Вопрос: Вы теперь уже встали в позицию критика?

Ответ: Это предкритика. Я могу сказать автору: скажите, пожалуйста, из всех возможностей Вашего содержания, которое Вы предложили до Вашей акцентировки, Вы выбрали вот это? И, тем самым, как бы вытесняете какие-то возможности. Я Вас правильно понял? Он говорит: "Вы правильно меня поняли". Я говорю: А нельзя ли расширить объем и для всей системы сохранить фокусировку? Он тогда скажет "Это тогда не моя будет мысль. Я не это хочу". Я говорю: "Ну, ладно. Тогда утеряна возможность". А, если он говорит: "Я хотел, но не получилось". Тогда я помогаю ему выйти на весь объем. Он доволен и я доволен и мысль пошла вперед. Вот эти варианты критики являются исходными для коммуникации. А все остальное – вторично. Тем самым, как только выявлен весь объект для мысли, то возможна систематическая линия для выхода на критику.

Методологически это то же самое. Когда читаешь методологические труды, имея целостность, замечаешь, что наши методологи часто фокусируют, не замечая остальное. Говорят от имени методологии, а имеют в виду ее часть. Когда говоришь: "Что вы делаете, не хотите ли сказать, что все остальное надо стереть, чтобы ваша версия методологии работала?" Либо он осмысленно это делает и говорит: "Да". Либо он говорит: "Да, нет" и начинает колебаться.

Я предполагаю, что по содержанию мысли вы достаточно легко поняли, о чем ведется речь. И сейчас важно, с одной стороны, лейтмотив развертывания содержания и оставленный без внимания ряд тонкостей, которые я в иллюстрациях проводил. Одна из тонкостей. Что означает синхронизация и канонизация между рынком и динамикой развивающегося производства? В каких условиях динамика развивающегося производства не дестабилизирует рынок и удерживает рыночность на соответствующем уровне, а может быть, даже его укрепляет и развивает? Если учесть, что производство имеет свою нишу жизни и соответствующая кооперативность может привнести необходимость производств без учета рыночных отношений, то дестабилизация в экономике смоделирована достаточно.

Я уверен, что эти задачи ставились и решались. Я думаю, никто не избежал. Особенно в развитых странах. А мыслетехнически – маловероятно. Это особая тема и она требует подготовки экономистов, соответствующей подготовки маркетологов".

 

5 Логические факторы МРТ

5.1 Логико-мыслительный тренинг
(на материале акмеологии и психологии)

Цель: приобретение первичных умений, рефлексивных знаний и критериев, характерных для теоретического мышления на материале понятий и концепций акмеологии.

Форма процедуры: тренинг, включающий элементы игры.

Участники: психологи, иные специалисты, включая управленцев, аналитиков и исследователей, включенных в процесс изучения теоретической акмеологии, а также в совершенствование профессиональных навыков, развитие профессиональных способностей к научной и аналитической деятельности.
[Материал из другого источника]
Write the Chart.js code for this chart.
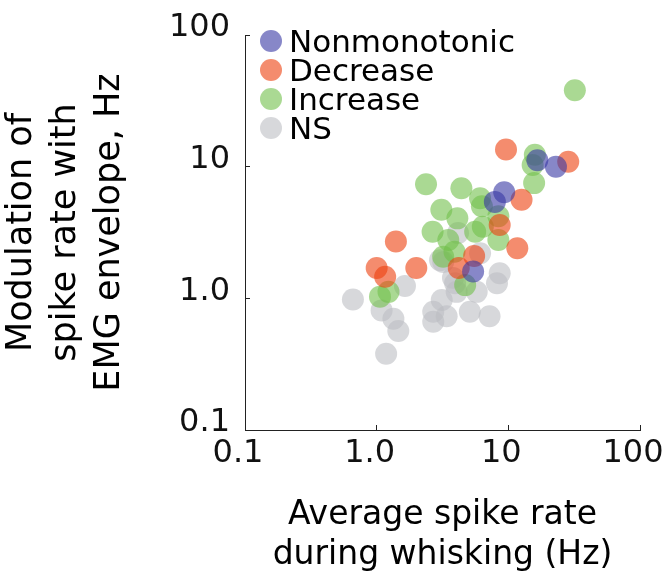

5.1.1 Концептуальная основа мыслетренинга

Теоретическое мышление включено в процесс создания, критики и совершенствование научных и философских теорий, а сам этот процесс – в целое организованных (научных и философско-методологических) форм исследования. Кроме того, теоретическое мышление, как специфическая форма организованного мышления, в значительной части переносима в процесс использования теорий в рефлексивной практике, в частности, в аналитике, экспертизе, консультировании.

Одной из наиболее значимых форм аналитики и консультирования, а также всей рефлексивной работы, выступает разработка и принятие управленческих решений, высшие уровни которых предполагают оперирование понятиями, концепциями, теориями, онтологическими конструкциями. В наибольшей степени это касается фазы постановки и обоснования проблем, а также разработки стратегий. Поэтому способности, возникающие в ходе овладения профессионализмом теоретического мышления и вообще культуры мышления, становятся надежной опорой в осуществлении всех сложных форм рефлексии, аналитики, проектирования, прогнозирования и др.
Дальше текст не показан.